# iPod Nano Not Displaying Album Art



## Bookworm99 (Jun 5, 2007)

Hi all, 

I have a brand new 4GB iPod Nano (3rd Generation, so it can do video as well as songs). I love it, and so far it's worked great, except for one small problem: 

I have a lot of songs that don't appear in the Gracenote database for various reasons, so I spent some time looking for album artwork for them and downloaded images to that effect. I set them as my artwork in iTunes, and everything was good (I'm syncing on my OS X partition, using Leopard and the latest version of iTunes). 

However, when I synced with my iPod, only some (less then half) of the new album images displayed! I tried resizing them, but again, that only worked for a couple of the images. This is quite annoying, especially in Cover Flow (which is otherwise awesome). 

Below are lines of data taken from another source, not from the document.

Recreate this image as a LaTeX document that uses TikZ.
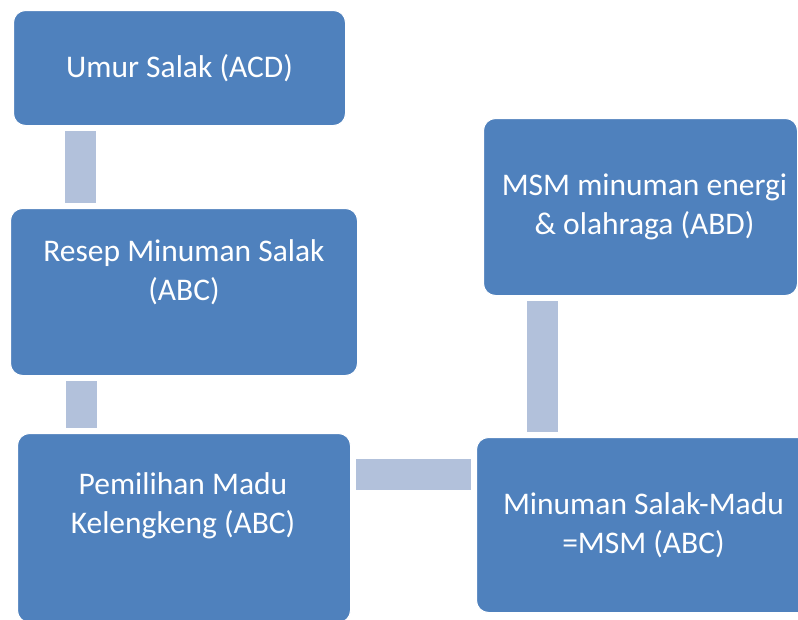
\documentclass[tikz,border=0pt]{standalone}
\usepackage{fontspec}
\setmainfont{Carlito}
\definecolor{boxblue}{HTML}{4F81BD}
\definecolor{linkblue}{HTML}{B2C1DB}
\tikzset{
  box/.style={draw=white, line width=1pt, fill=boxblue, rounded corners=12pt,
    anchor=north west, inner sep=0pt},
  txt/.style={text=white, align=center, font=\fontsize{31.5}{38.5}\selectfont},
  link/.style={draw=linkblue, line width=31pt, shorten <=5pt, shorten >=5pt}
}
\begin{document}
\begin{tikzpicture}[x=1pt, y=-1pt]
\useasboundingbox (0,0) rectangle (798,619);
\clip (0,0) rectangle (798,619);

% boxes
\node[box, minimum width=332pt, minimum height=115pt] (umur) at (13,10) {};
\node[box, minimum width=347pt, minimum height=167pt] (resep) at (10,208) {};
\node[box, minimum width=333pt, minimum height=189pt] (pilih) at (17,433) {};
\node[box, minimum width=314pt, minimum height=177pt] (energi) at (483,118) {};
\node[box, minimum width=340pt, minimum height=175pt] (msm) at (476,437) {};

% texts
\node[txt] (umurT) at (umur.center) {Umur Salak (ACD)};
\node[txt] (resepT) at ([yshift=20pt]resep.center) {Resep Minuman Salak\\(ABC)};
\node[txt] (pilihT) at (183,506) {Pemilihan Madu\\Kelengkeng (ABC)};
\node[txt] (energiT) at ([xshift=4pt]energi.center) {MSM minuman energi\\\& olahraga (ABD)};
\node[txt] (msmT) at ([xshift=-3pt]msm.center) {Minuman Salak-Madu\\=MSM (ABC)};

% links
\draw[link] ([xshift=67pt]umur.south west) -- ([xshift=67pt]umur.south west |- resep.north);
\draw[link] ([xshift=71.5pt]resep.south west) -- ([xshift=71.5pt]resep.south west |- pilih.north);
\draw[link] ([yshift=-41pt]pilih.north east) -- ([yshift=-41pt]pilih.north east -| msm.west);
\draw[link] ([xshift=59pt]energi.south west) -- ([xshift=59pt]energi.south west |- msm.north);
\end{tikzpicture}
\end{document}
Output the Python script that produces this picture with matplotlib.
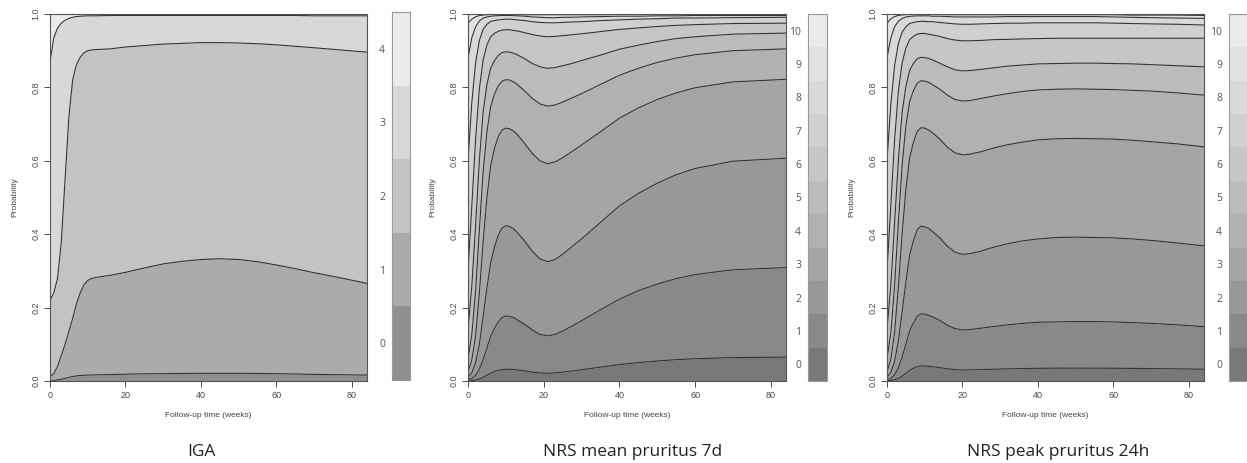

Thanks in advance for any help you guys have.

Bookworm99


----------



## jacko065 (Dec 29, 2007)

hi Bookworm99,

in relation to your album art problem, I myself have a iPod nano 3rd gen, and I think I encountered the same problem.
What I figured out was that you must have the album art set on the FIRST song of each album for it to appear on the iPOD. Even if it appears in itunes, it will not appear in the iPod in cover flow if the album art is not set of the first song of each album.
You can go along and copy and paste the album artwork from the "selected item" display window and put it on the first song to save you the hassle of finding the images on the web again.
If this is not the solution to your problem then I am not sure what is happening.

Hope this helps.


----------